Friday, November 9, 2012

Vaccinating Hard-to-Reach Children in Uganda

This piece originally appeared in on www.action.org on November 9, 2012 in the lead up to World Pneumonia Day on November 12, 2012.


Vaccinating Hard-to-Reach Children in Uganda

Posted by Cindy Levin on Nov 09, 2012


Two weeks ago, I watched something remarkable: children receiving vaccines. This may seem ordinary, but I was attending a Family Health Day in rural Mubende, a district in central Uganda, where health services are hard to reach. Family Health Days are a targeted effort to bring life-saving immunizations to the country’s poorest and most remote children.
As a champion for the UN Foundation’s Shot@Life campaign, I traveled with UNICEF to strategic sites where their target population gathers regularly: mosques and churches. While there aren’t enough health clinics convenient for the rural population travelling on foot, many people can be reached by sending health providers to houses of worship where families attend together.
Uganda's vaccine campaigns are working wonders in the districts where they have been introduced.

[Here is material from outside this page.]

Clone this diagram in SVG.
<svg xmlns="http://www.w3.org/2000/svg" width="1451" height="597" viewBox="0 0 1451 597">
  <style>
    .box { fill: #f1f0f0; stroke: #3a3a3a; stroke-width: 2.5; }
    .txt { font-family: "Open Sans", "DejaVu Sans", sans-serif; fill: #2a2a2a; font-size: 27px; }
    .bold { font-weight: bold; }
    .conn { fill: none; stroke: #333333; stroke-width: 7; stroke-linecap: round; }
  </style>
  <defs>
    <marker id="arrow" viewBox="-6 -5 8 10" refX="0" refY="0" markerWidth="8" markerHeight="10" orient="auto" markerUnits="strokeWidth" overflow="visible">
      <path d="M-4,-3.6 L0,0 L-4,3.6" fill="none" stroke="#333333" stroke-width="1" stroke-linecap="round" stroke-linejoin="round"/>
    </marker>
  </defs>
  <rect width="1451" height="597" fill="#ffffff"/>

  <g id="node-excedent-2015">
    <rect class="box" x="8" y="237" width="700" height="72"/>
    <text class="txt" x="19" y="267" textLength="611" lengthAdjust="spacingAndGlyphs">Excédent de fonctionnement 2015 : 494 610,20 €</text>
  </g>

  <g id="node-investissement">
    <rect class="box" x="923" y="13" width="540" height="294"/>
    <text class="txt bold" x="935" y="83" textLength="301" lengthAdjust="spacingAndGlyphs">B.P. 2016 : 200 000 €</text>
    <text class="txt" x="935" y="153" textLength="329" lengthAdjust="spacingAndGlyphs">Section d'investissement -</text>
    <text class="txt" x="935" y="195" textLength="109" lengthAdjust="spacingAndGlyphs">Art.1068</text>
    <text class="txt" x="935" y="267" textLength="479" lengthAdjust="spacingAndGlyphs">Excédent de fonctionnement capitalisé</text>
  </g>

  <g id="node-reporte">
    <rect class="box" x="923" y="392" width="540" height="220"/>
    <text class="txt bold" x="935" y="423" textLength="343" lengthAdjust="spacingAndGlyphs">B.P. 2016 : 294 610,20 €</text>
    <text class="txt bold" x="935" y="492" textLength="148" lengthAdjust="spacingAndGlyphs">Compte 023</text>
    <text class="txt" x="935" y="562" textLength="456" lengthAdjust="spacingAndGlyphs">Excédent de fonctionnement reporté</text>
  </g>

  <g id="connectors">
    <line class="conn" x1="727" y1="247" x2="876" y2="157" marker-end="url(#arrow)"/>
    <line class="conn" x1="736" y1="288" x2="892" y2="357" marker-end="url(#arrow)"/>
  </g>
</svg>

We found high awareness among mothers we interviewed. They were either eager to receive vaccines for their kids or happy their family was already immunized. In coming years, Family Health Days will be rolled out to all districts.
To put the need for these programs in context, this child mortality graph for Uganda from http://www.apromiserenewed.org/Dashboard.html shows a remarkably consistent downward trend for 20 years. However, Uganda will need to make considerable progress to reach the MDG4 goal (dotted line).
To continue improvement, Uganda must now focus on the hardest to reach kids and expand to include new types of vaccines. I saw infants receiving immunizations for polio and measles, diseases thankfully under control through the expansion of vaccination campaigns. Yet the children I played with were not protected with vaccines against the leading causes of pneumonia. This is troubling since pneumonia is the top killer disease of children under 5 years of age in Uganda and in the world.
Here is great news for World Pneumonia Day: Uganda has been approved by GAVI for pneumococcal vaccine roll out in 2013. If introduced, these immunizations will save 10,800 children’s lives and prevent 94,000 cases of pneumonia every year in Uganda.[1]
To read more about children unreached by immunizations and healthcare, read ACTION and Save the Children-UK’s report “Finding the Final Fifth: Inequalities in Immunization” and stay tuned for a follow-up report to be launched in December.


[1] Tate, et al. Projected health benefits and costs of pneumococcal and rotavirus vaccination in Uganda. Vaccine. Volume 29, Issue 17, 12 April 2011, Pages 3329–3334.